Start of Source material
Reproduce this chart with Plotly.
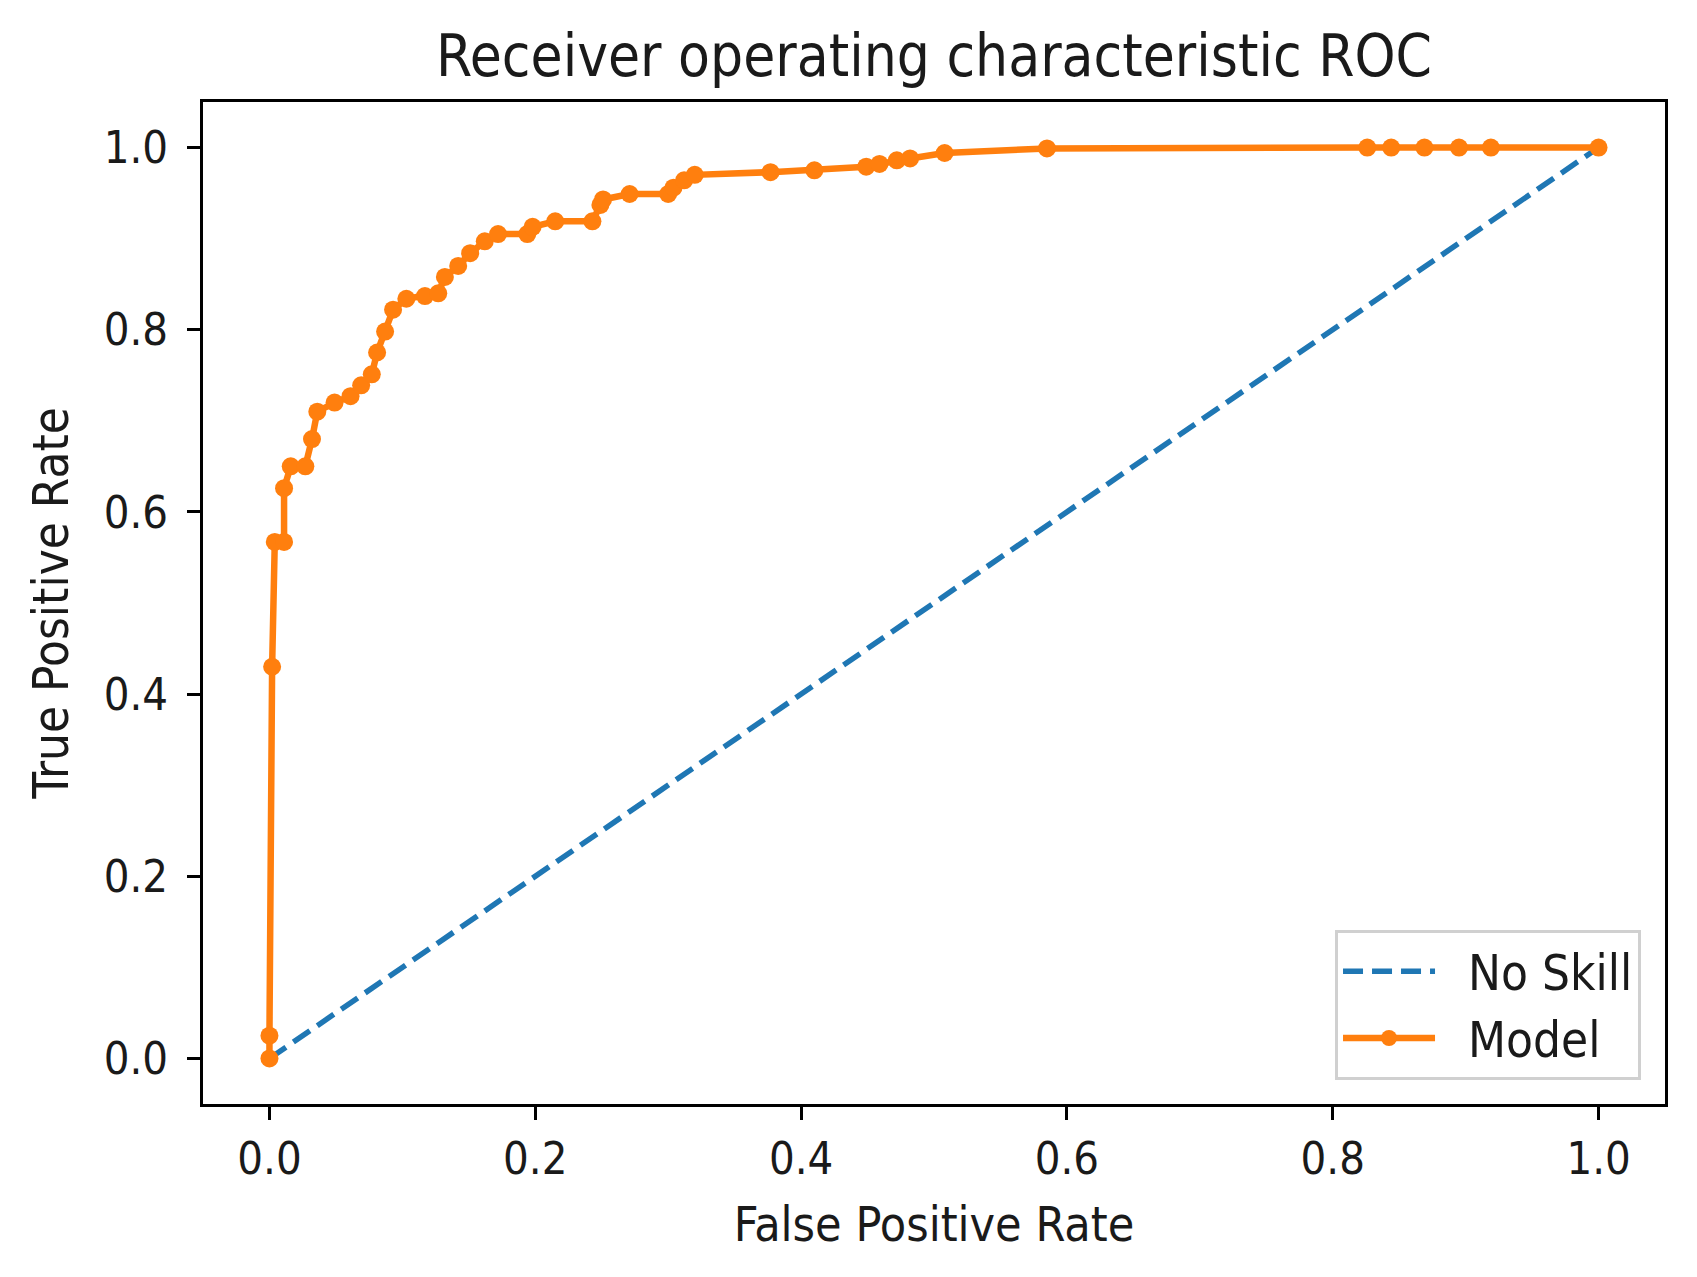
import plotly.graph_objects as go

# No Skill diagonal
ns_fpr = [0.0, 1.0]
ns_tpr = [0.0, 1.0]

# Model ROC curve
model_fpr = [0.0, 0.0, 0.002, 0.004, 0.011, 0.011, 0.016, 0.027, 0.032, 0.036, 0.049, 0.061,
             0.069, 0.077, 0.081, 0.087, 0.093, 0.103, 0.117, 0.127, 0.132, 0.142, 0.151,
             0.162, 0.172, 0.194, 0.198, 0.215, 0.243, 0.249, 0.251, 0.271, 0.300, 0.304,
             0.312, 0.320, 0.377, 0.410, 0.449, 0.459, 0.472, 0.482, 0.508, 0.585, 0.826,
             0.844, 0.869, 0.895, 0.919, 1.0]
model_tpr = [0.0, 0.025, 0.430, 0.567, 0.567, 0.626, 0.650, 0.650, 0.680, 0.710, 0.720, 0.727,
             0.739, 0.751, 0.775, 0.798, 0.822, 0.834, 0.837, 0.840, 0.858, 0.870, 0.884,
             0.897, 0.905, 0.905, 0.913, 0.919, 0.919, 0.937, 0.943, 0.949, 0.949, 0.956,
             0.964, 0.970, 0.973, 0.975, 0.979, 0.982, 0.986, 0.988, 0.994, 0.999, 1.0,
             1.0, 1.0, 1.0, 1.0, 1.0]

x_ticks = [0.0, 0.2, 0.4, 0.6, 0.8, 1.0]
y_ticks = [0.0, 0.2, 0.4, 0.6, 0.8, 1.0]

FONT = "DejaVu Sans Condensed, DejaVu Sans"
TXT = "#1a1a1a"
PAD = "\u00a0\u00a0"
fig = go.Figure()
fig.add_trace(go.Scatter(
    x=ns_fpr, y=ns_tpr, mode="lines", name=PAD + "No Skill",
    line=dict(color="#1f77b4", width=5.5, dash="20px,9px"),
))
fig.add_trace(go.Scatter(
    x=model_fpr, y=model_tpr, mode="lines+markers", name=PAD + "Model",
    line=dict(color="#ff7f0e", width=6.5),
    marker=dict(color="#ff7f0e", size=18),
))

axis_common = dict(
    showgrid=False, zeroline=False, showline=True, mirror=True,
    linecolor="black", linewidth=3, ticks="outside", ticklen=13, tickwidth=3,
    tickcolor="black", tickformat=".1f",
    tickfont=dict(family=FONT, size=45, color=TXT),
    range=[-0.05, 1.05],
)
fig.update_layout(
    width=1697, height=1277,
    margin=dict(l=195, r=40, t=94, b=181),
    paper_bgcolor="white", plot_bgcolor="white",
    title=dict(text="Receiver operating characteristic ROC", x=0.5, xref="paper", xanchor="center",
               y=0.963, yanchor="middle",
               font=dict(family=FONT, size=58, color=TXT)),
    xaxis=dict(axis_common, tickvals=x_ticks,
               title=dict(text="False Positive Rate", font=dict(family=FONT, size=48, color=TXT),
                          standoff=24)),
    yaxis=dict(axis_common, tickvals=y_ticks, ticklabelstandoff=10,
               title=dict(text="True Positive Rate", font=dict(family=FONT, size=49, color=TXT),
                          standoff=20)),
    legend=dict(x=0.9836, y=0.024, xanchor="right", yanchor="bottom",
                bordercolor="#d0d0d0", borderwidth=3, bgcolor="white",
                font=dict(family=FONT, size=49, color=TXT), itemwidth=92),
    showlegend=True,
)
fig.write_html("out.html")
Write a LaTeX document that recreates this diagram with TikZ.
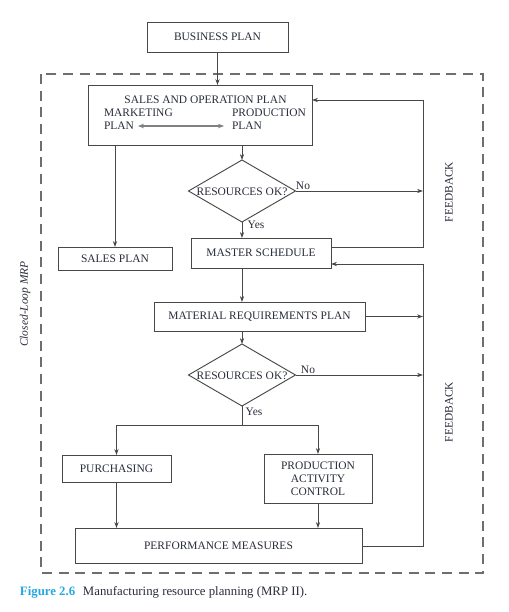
End of Source material
What you should do: Pictures are not part of the copy; reproduce everything else in the records exactly.

Output for this exercise:
Reproduce this chart with Plotly.
import plotly.graph_objects as go

# No Skill diagonal
ns_fpr = [0.0, 1.0]
ns_tpr = [0.0, 1.0]

# Model ROC curve
model_fpr = [0.0, 0.0, 0.002, 0.004, 0.011, 0.011, 0.016, 0.027, 0.032, 0.036, 0.049, 0.061,
             0.069, 0.077, 0.081, 0.087, 0.093, 0.103, 0.117, 0.127, 0.132, 0.142, 0.151,
             0.162, 0.172, 0.194, 0.198, 0.215, 0.243, 0.249, 0.251, 0.271, 0.300, 0.304,
             0.312, 0.320, 0.377, 0.410, 0.449, 0.459, 0.472, 0.482, 0.508, 0.585, 0.826,
             0.844, 0.869, 0.895, 0.919, 1.0]
model_tpr = [0.0, 0.025, 0.430, 0.567, 0.567, 0.626, 0.650, 0.650, 0.680, 0.710, 0.720, 0.727,
             0.739, 0.751, 0.775, 0.798, 0.822, 0.834, 0.837, 0.840, 0.858, 0.870, 0.884,
             0.897, 0.905, 0.905, 0.913, 0.919, 0.919, 0.937, 0.943, 0.949, 0.949, 0.956,
             0.964, 0.970, 0.973, 0.975, 0.979, 0.982, 0.986, 0.988, 0.994, 0.999, 1.0,
             1.0, 1.0, 1.0, 1.0, 1.0]

x_ticks = [0.0, 0.2, 0.4, 0.6, 0.8, 1.0]
y_ticks = [0.0, 0.2, 0.4, 0.6, 0.8, 1.0]

FONT = "DejaVu Sans Condensed, DejaVu Sans"
TXT = "#1a1a1a"
PAD = "\u00a0\u00a0"
fig = go.Figure()
fig.add_trace(go.Scatter(
    x=ns_fpr, y=ns_tpr, mode="lines", name=PAD + "No Skill",
    line=dict(color="#1f77b4", width=5.5, dash="20px,9px"),
))
fig.add_trace(go.Scatter(
    x=model_fpr, y=model_tpr, mode="lines+markers", name=PAD + "Model",
    line=dict(color="#ff7f0e", width=6.5),
    marker=dict(color="#ff7f0e", size=18),
))

axis_common = dict(
    showgrid=False, zeroline=False, showline=True, mirror=True,
    linecolor="black", linewidth=3, ticks="outside", ticklen=13, tickwidth=3,
    tickcolor="black", tickformat=".1f",
    tickfont=dict(family=FONT, size=45, color=TXT),
    range=[-0.05, 1.05],
)
fig.update_layout(
    width=1697, height=1277,
    margin=dict(l=195, r=40, t=94, b=181),
    paper_bgcolor="white", plot_bgcolor="white",
    title=dict(text="Receiver operating characteristic ROC", x=0.5, xref="paper", xanchor="center",
               y=0.963, yanchor="middle",
               font=dict(family=FONT, size=58, color=TXT)),
    xaxis=dict(axis_common, tickvals=x_ticks,
               title=dict(text="False Positive Rate", font=dict(family=FONT, size=48, color=TXT),
                          standoff=24)),
    yaxis=dict(axis_common, tickvals=y_ticks, ticklabelstandoff=10,
               title=dict(text="True Positive Rate", font=dict(family=FONT, size=49, color=TXT),
                          standoff=20)),
    legend=dict(x=0.9836, y=0.024, xanchor="right", yanchor="bottom",
                bordercolor="#d0d0d0", borderwidth=3, bgcolor="white",
                font=dict(family=FONT, size=49, color=TXT), itemwidth=92),
    showlegend=True,
)
fig.write_html("out.html")
Write a LaTeX document that recreates this diagram with TikZ.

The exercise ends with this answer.